▸ WORK TO DO: Below are some entries. Transcribe the lines from the one holding "Clone this chart in Plotly." to the one holding "3.25, 3.2, 3.15]", inclusive, but not the pictures among them.

▸ MATERIAL SHOWN:
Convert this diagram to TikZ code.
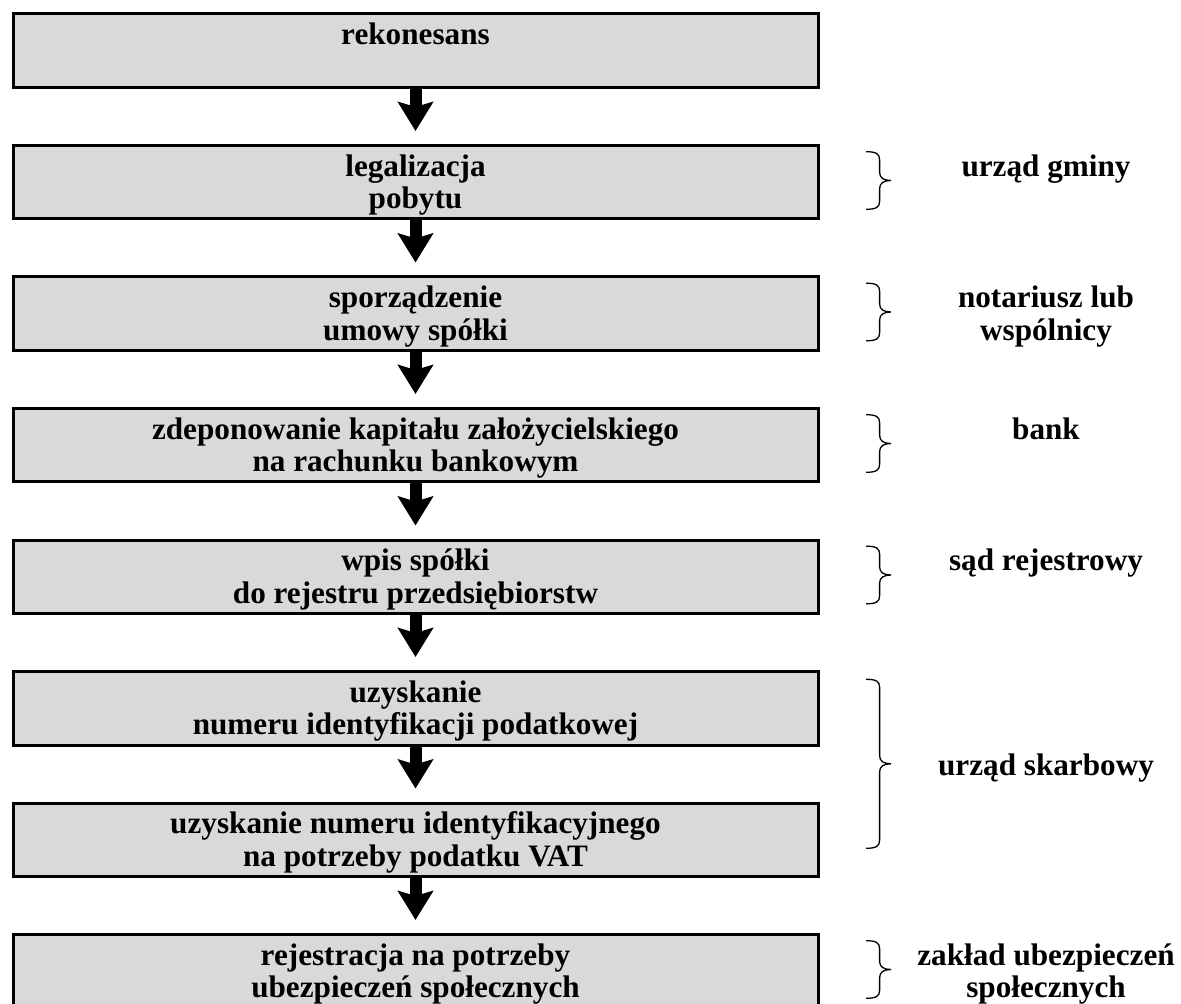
\documentclass[tikz,border=0pt]{standalone}
\usepackage{fontspec}
\setmainfont{Liberation Serif}
\usetikzlibrary{arrows.meta,calc}
\definecolor{boxfill}{RGB}{217,217,217}
\begin{document}
\begin{tikzpicture}[x=0.5pt,y=0.5pt,
  every node/.style={outer sep=0pt},
  % two text lines: the box is centred 13.25pt above the second baseline
  txt/.style={font=\bfseries\fontsize{15.6}{16.25}\selectfont, align=center,
    text height=26.5pt, text depth=0pt},
  stage/.style={txt, draw=black, line width=1.5pt, fill=boxfill,
    minimum width=402.5pt, minimum height=36.75pt, inner sep=0pt},
  office/.style={txt, inner sep=0pt},
  flow/.style={line width=6pt, shorten >=7.25pt,
    -{Stealth[length=14.5pt, width=17.5pt, inset=2.5pt]}},
  bracket/.style={line width=0.65pt, to path={
    let \p1=(\tikztostart), \p2=(\tikztotarget),
        \p3=($(\tikztostart)!0.5!(\tikztotarget)$) in
    (\x1,\y1) .. controls (\x1+5pt,\y1) and (\x1+6.8pt,\y1-1pt) .. (\x1+6.8pt,\y1-4pt)
    -- (\x1+6.8pt,\y3+4pt) .. controls (\x1+6.8pt,\y3+1.2pt) and (\x1+9pt,\y3) .. (\x1+12.5pt,\y3)
    .. controls (\x1+9pt,\y3) and (\x1+6.8pt,\y3-1.2pt) .. (\x1+6.8pt,\y3-4pt)
    -- (\x1+6.8pt,\y2+4pt) .. controls (\x1+6.8pt,\y2+1pt) and (\x1+5pt,\y2) .. (\x2,\y2)}}
]
\useasboundingbox (0,0) rectangle (1181,-1004);
\clip (0,0) rectangle (1181,-1004);

% process steps
\node[stage] (b1) at (415.5,-50.75)  {rekonesans\\\strut};
\node[stage] (b2) at (415.5,-182.25) {legalizacja\\pobytu};
\node[stage] (b3) at (415.5,-313.75) {sporządzenie\\umowy spółki};
\node[stage] (b4) at (415.5,-445.25) {zdeponowanie kapitału założycielskiego\\na rachunku bankowym};
\node[stage] (b5) at (415.5,-576.75) {wpis spółki\\do rejestru przedsiębiorstw};
\node[stage] (b6) at (415.5,-708.25) {uzyskanie\\numeru identyfikacji podatkowej};
\node[stage] (b7) at (415.5,-839.75) {uzyskanie numeru identyfikacyjnego\\na potrzeby podatku VAT};
\node[stage] (b8) at (415.5,-971.25) {rejestracja na potrzeby\\ubezpieczeń społecznych};

% arrows between steps
\draw[flow] (b1) -- (b2);
\draw[flow] (b2) -- (b3);
\draw[flow] (b3) -- (b4);
\draw[flow] (b4) -- (b5);
\draw[flow] (b5) -- (b6);
\draw[flow] (b6) -- (b7);
\draw[flow] (b7) -- (b8);

% braces towards the responsible offices
\draw[bracket] ([xshift=24pt,yshift=-3.1pt]b2.north east) to ([xshift=24pt,yshift=4.85pt]b2.south east);
\draw[bracket] ([xshift=24pt,yshift=-3.1pt]b3.north east) to ([xshift=24pt,yshift=4.85pt]b3.south east);
\draw[bracket] ([xshift=24pt,yshift=-3.1pt]b4.north east) to ([xshift=24pt,yshift=4.85pt]b4.south east);
\draw[bracket] ([xshift=24pt,yshift=-3.1pt]b5.north east) to ([xshift=24pt,yshift=4.85pt]b5.south east);
\draw[bracket] ([xshift=24pt,yshift=-3.9pt]b6.north east) to ([xshift=24pt,yshift=14.1pt]b7.south east);
\draw[bracket] ([xshift=24pt,yshift=-3.1pt]b8.north east) to ([xshift=24pt,yshift=4.85pt]b8.south east);

% responsible offices
\node[office] (o2) at (1046,-182.25) {urząd gminy\\\strut};
\node[office] (o3) at (1046,-313.75) {notariusz lub\\wspólnicy};
\node[office] (o4) at (1046,-445.25) {bank\\\strut};
\node[office] (o5) at (1046,-576.75) {sąd rejestrowy\\\strut};
\node[office, anchor=base] (o6) at (1046,-775) {urząd skarbowy};
\node[office] (o8) at (1046,-971.25) {zakład ubezpieczeń\\społecznych};
\end{tikzpicture}
\end{document}
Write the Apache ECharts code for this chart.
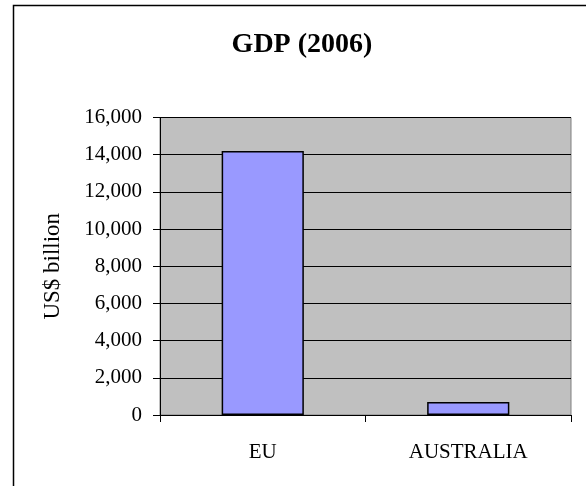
<!DOCTYPE html>
<html>
<head>
<meta charset="utf-8">
<script src="https://cdn.jsdelivr.net/npm/echarts@6/dist/echarts.min.js"></script>
<style>
html,body{margin:0;padding:0;background:#fff;}
#chart{width:586px;height:486px;}
</style>
</head>
<body>
<div id="chart"></div>
<script>
var categories = ['EU', 'AUSTRALIA'];
var gdpValues = [14200, 700];
var yTicks = { min: 0, max: 16000, interval: 2000 };
var titleText = 'GDP (2006)';
var yAxisName = 'US$ billion';

var serif = '"Liberation Serif", "Times New Roman", serif';
var chart = echarts.init(document.getElementById('chart'), null, {renderer: 'canvas'});
chart.setOption({
  animation: false,
  backgroundColor: '#ffffff',
  graphic: [{
    type: 'rect',
    shape: { x: 13.5, y: 5.5, width: 800, height: 800 },
    style: { fill: 'none', stroke: '#000', lineWidth: 1.5 },
    silent: true, z: -1
  }],
  title: {
    text: titleText,
    left: 297, top: 26, textAlign: 'center',
    textStyle: { fontFamily: serif, fontWeight: 'bold', fontSize: 28, color: '#000' }
  },
  grid: {
    left: 160, top: 117.5, right: 15, bottom: 71,
    show: true, backgroundColor: '#c0c0c0', borderColor: '#808080', borderWidth: 1
  },
  xAxis: {
    type: 'category',
    data: categories,
    boundaryGap: true,
    axisLine: { show: true, lineStyle: { color: '#000', width: 1 } },
    axisTick: { show: true, alignWithLabel: false, length: 7, lineStyle: { color: '#000' } },
    axisLabel: { fontFamily: serif, fontSize: 21, color: '#000', margin: 27 },
    splitLine: { show: false }
  },
  yAxis: {
    type: 'value',
    min: yTicks.min, max: yTicks.max, interval: yTicks.interval,
    name: yAxisName,
    nameLocation: 'middle',
    nameGap: 96,
    nameRotate: 90,
    nameTextStyle: { fontFamily: serif, fontSize: 23, color: '#000' },
    axisLine: { show: true, lineStyle: { color: '#000', width: 1 } },
    axisTick: { show: true, length: 7, lineStyle: { color: '#000' } },
    axisLabel: {
      fontFamily: serif, fontSize: 21, color: '#000', margin: 18,
      formatter: function (v) { return v.toLocaleString('en-US'); }
    },
    splitLine: { show: true, lineStyle: { color: '#000', width: 1 } }
  },
  series: [{
    type: 'bar',
    data: gdpValues,
    barWidth: '40%',
    itemStyle: { color: '#9999ff', borderColor: '#000', borderWidth: 1.5 }
  }]
});
</script>
</body>
</html>
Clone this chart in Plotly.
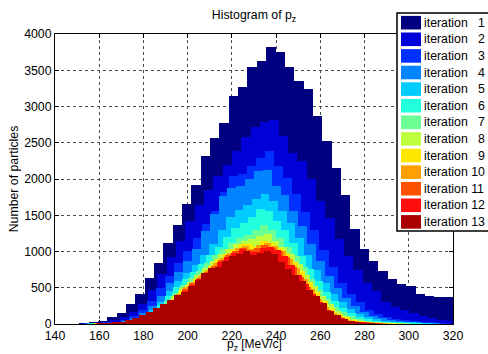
import plotly.graph_objects as go

# ---------------- data ----------------
legend_labels = ["iteration \u20071", "iteration \u20072", "iteration \u20073", "iteration \u20074",
                 "iteration \u20075", "iteration \u20076", "iteration \u20077", "iteration \u20078",
                 "iteration \u20079", "iteration 10", "iteration 11", "iteration 12", "iteration 13"]

colors = ["#000080", "#0000D8", "#0030FF", "#0084FF", "#00CCFF", "#22FFDD", "#6CFF94",
          "#BEFF40", "#FFE800", "#FFA000", "#FF5200", "#FF0C0C", "#AA0000"]

# histogram bin layout of every iteration (first edge, bin width) in MeV/c
bin_start = [151.0, 152.4, 153.0, 154.0, 155.0, 156.0, 157.0, 157.5, 158.0, 158.5, 158.5, 159.0, 159.0]
bin_width = [4.225, 4.225, 4.1, 4.0, 3.9, 3.75, 3.6, 3.5, 3.4, 3.3, 3.25, 3.2, 3.15]

it1 = [8, 20, 40, 90, 158, 278, 420, 635, 840, 1120, 1361, 1651, 1913, 2317, 2566, 2773, 3150, 3274, 3550, 3632,
       3820, 3750, 3540, 3357, 3242, 2874, 2520, 2150, 1780, 1310, 1035, 864, 736, 625, 556, 529, 418, 386, 368, 368]
it2 = [5, 10, 22, 50, 95, 170, 280, 470, 690, 920, 1150, 1420, 1640, 1850, 2036, 2200, 2390, 2575, 2712, 2780,
       2817, 2600, 2358, 2250, 2000, 1700, 1460, 1172, 933, 750, 560, 450, 310, 240, 190, 150, 112, 88, 62, 48]
it3 = [3, 6, 14, 30, 60, 110, 190, 320, 490, 660, 840, 1010, 1180, 1380, 1560, 1820, 2046, 2073, 2183, 2289,
       2380, 2183, 2013, 1800, 1550, 1300, 1020, 780, 560, 420, 300, 200, 140, 100, 70, 50, 35, 25, 17, 12]
it4 = [2, 5, 10, 22, 45, 85, 150, 250, 390, 560, 720, 870, 1040, 1280, 1520, 1760, 1875, 1907, 2000, 2110,
       2119, 1898, 1780, 1560, 1350, 1100, 870, 660, 500, 360, 250, 170, 115, 80, 55, 38, 26, 18, 12, 8]
it5 = [2, 4, 8, 17, 35, 65, 115, 190, 300, 450, 590, 700, 820, 950, 1100, 1290, 1470, 1570, 1640, 1720,
       1790, 1700, 1560, 1400, 1180, 950, 740, 560, 420, 300, 205, 140, 95, 65, 45, 30, 20, 14, 9, 6]
it6 = [2, 4, 8, 15, 30, 55, 100, 165, 260, 380, 510, 620, 720, 830, 950, 1060, 1200, 1320, 1400, 1480,
       1590, 1560, 1420, 1300, 1120, 940, 760, 590, 440, 320, 220, 150, 100, 68, 45, 30, 20, 13, 8, 5]
it7 = [2, 4, 7, 13, 25, 45, 80, 135, 215, 320, 430, 540, 630, 730, 840, 950, 1030, 1120, 1190, 1230,
       1300, 1360, 1300, 1180, 1060, 940, 790, 620, 470, 340, 240, 160, 105, 70, 45, 30, 19, 12, 7, 4]
it8 = [2, 3, 6, 11, 21, 38, 68, 115, 185, 280, 385, 490, 580, 670, 770, 870, 960, 1030, 1100, 1150,
       1170, 1220, 1240, 1150, 1060, 960, 830, 680, 520, 380, 270, 180, 115, 75, 48, 30, 19, 12, 7, 4]
it9 = [1, 3, 5, 10, 19, 34, 60, 100, 165, 250, 350, 450, 540, 620, 710, 800, 890, 970, 1040, 1100,
       1110, 1060, 1150, 1120, 1050, 980, 860, 730, 580, 440, 320, 215, 140, 90, 56, 35, 22, 13, 8, 4]
it10 = [1, 3, 5, 9, 17, 31, 55, 92, 150, 230, 325, 420, 505, 585, 665, 750, 835, 915, 985, 1050,
        1080, 1030, 1090, 1120, 1070, 1010, 900, 770, 620, 480, 350, 240, 155, 98, 62, 38, 23, 14, 8, 4]
it11 = [1, 2, 4, 8, 15, 28, 50, 85, 138, 210, 300, 395, 480, 560, 640, 720, 800, 880, 950, 1010,
        1050, 1020, 1050, 1090, 1050, 1010, 920, 790, 650, 510, 380, 265, 175, 110, 68, 42, 26, 16, 9, 5]
it12 = [1, 2, 4, 7, 14, 26, 46, 78, 128, 195, 280, 370, 455, 535, 615, 695, 775, 850, 920, 980,
        1030, 1000, 990, 1050, 1060, 1020, 940, 820, 680, 550, 420, 300, 200, 125, 78, 48, 29, 17, 10, 5]
it13 = [3, 8, 15, 30, 55, 85, 125, 170, 225, 280, 330, 400, 440, 519, 611, 703, 772, 780, 864, 942,
        969, 1001, 956, 980, 1001, 969, 850, 758, 680, 588, 473, 382, 290, 174, 120, 75, 45, 25, 12, 5]

series = [it1, it2, it3, it4, it5, it6, it7, it8, it9, it10, it11, it12, it13]

x_ticks = [140, 160, 180, 200, 220, 240, 260, 280, 300, 320]
y_ticks = [0, 500, 1000, 1500, 2000, 2500, 3000, 3500, 4000]

x_title = "p<sub>z</sub> [MeV/c]"
y_title = "Number of particles"
chart_title = "Histogram of p<sub>z</sub>"

# ---------------- figure ----------------
W, H = 488, 354
ML, MR, MT, MB = 55, 35, 34, 30
PW, PH = W - ML - MR, H - MT - MB
FONT = "Liberation Sans, Arial, Helvetica, sans-serif"
FS = 12.3

fig = go.Figure()
for lab, col, x0, w, counts in zip(legend_labels, colors, bin_start, bin_width, series):
    centers = [x0 + w * (k + 0.5) for k in range(len(counts))]
    fig.add_trace(go.Bar(x=centers, y=counts, width=w, name=lab, showlegend=False,
                         marker=dict(color=col, line=dict(width=0))))


def px_to_paper_x(px):
    return (px - ML) / PW


def py_to_paper_y(py):
    return (H - MB - py) / PH


shapes = []
annotations = []
# legend box (clipped by the right edge of the page, as in the reference)
shapes.append(dict(type="rect", xref="paper", yref="paper", layer="above",
                   x0=px_to_paper_x(397), x1=px_to_paper_x(492),
                   y0=py_to_paper_y(231), y1=py_to_paper_y(13),
                   fillcolor="white", line=dict(color="black", width=1.5)))
row_h = 16.6
for i, (lab, col) in enumerate(zip(legend_labels, colors)):
    cy = 22.7 + row_h * i
    shapes.append(dict(type="rect", xref="paper", yref="paper", layer="above",
                       x0=px_to_paper_x(401), x1=px_to_paper_x(421),
                       y0=py_to_paper_y(cy + 6.8), y1=py_to_paper_y(cy - 6.8),
                       fillcolor=col, line=dict(width=0)))
    annotations.append(dict(xref="paper", yref="paper", x=px_to_paper_x(422), y=py_to_paper_y(cy),
                            xanchor="left", yanchor="middle", showarrow=False, text=lab,
                            font=dict(size=FS, color="black", family=FONT)))

# x-axis title, placed just below the tick labels as in the reference
annotations.append(dict(xref="paper", yref="paper", x=px_to_paper_x(254), y=py_to_paper_y(354),
                        xanchor="center", yanchor="bottom", showarrow=False, text=x_title,
                        borderpad=0, font=dict(size=12, color="black", family=FONT)))

axis_common = dict(showline=True, linecolor="black", linewidth=1, mirror="ticks",
                   ticks="inside", ticklen=4, tickcolor="black",
                   showgrid=True, gridcolor="#4a4a4a", griddash="dot", gridwidth=1,
                   zeroline=False, layer="below traces",
                   tickfont=dict(size=FS, color="black", family=FONT))

fig.update_layout(
    width=W, height=H,
    margin=dict(l=ML, r=MR, t=MT, b=MB, pad=0, autoexpand=False),
    barmode="overlay", bargap=0,
    plot_bgcolor="white", paper_bgcolor="white",
    font=dict(family=FONT, size=FS, color="black"),
    title=dict(text=chart_title, x=px_to_paper_x(254), xref="paper", xanchor="center",
               y=1 - 15 / H, yref="container", yanchor="middle",
               font=dict(size=FS, color="black", family=FONT)),
    xaxis=dict(range=[140, 320], tickvals=x_ticks, ticktext=[str(v) for v in x_ticks],
               **axis_common),
    yaxis=dict(range=[0, 4000], tickvals=y_ticks, ticktext=[str(v) for v in y_ticks],
               title=dict(text=y_title, standoff=2,
                          font=dict(size=FS, color="black", family=FONT)),
               **axis_common),
    shapes=shapes, annotations=annotations,
    showlegend=False,
)

fig.write_html("out.html")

▸ ANSWER TO THE PROBLEM:
Clone this chart in Plotly.
import plotly.graph_objects as go

# ---------------- data ----------------
legend_labels = ["iteration \u20071", "iteration \u20072", "iteration \u20073", "iteration \u20074",
                 "iteration \u20075", "iteration \u20076", "iteration \u20077", "iteration \u20078",
                 "iteration \u20079", "iteration 10", "iteration 11", "iteration 12", "iteration 13"]

colors = ["#000080", "#0000D8", "#0030FF", "#0084FF", "#00CCFF", "#22FFDD", "#6CFF94",
          "#BEFF40", "#FFE800", "#FFA000", "#FF5200", "#FF0C0C", "#AA0000"]

# histogram bin layout of every iteration (first edge, bin width) in MeV/c
bin_start = [151.0, 152.4, 153.0, 154.0, 155.0, 156.0, 157.0, 157.5, 158.0, 158.5, 158.5, 159.0, 159.0]
bin_width = [4.225, 4.225, 4.1, 4.0, 3.9, 3.75, 3.6, 3.5, 3.4, 3.3, 3.25, 3.2, 3.15]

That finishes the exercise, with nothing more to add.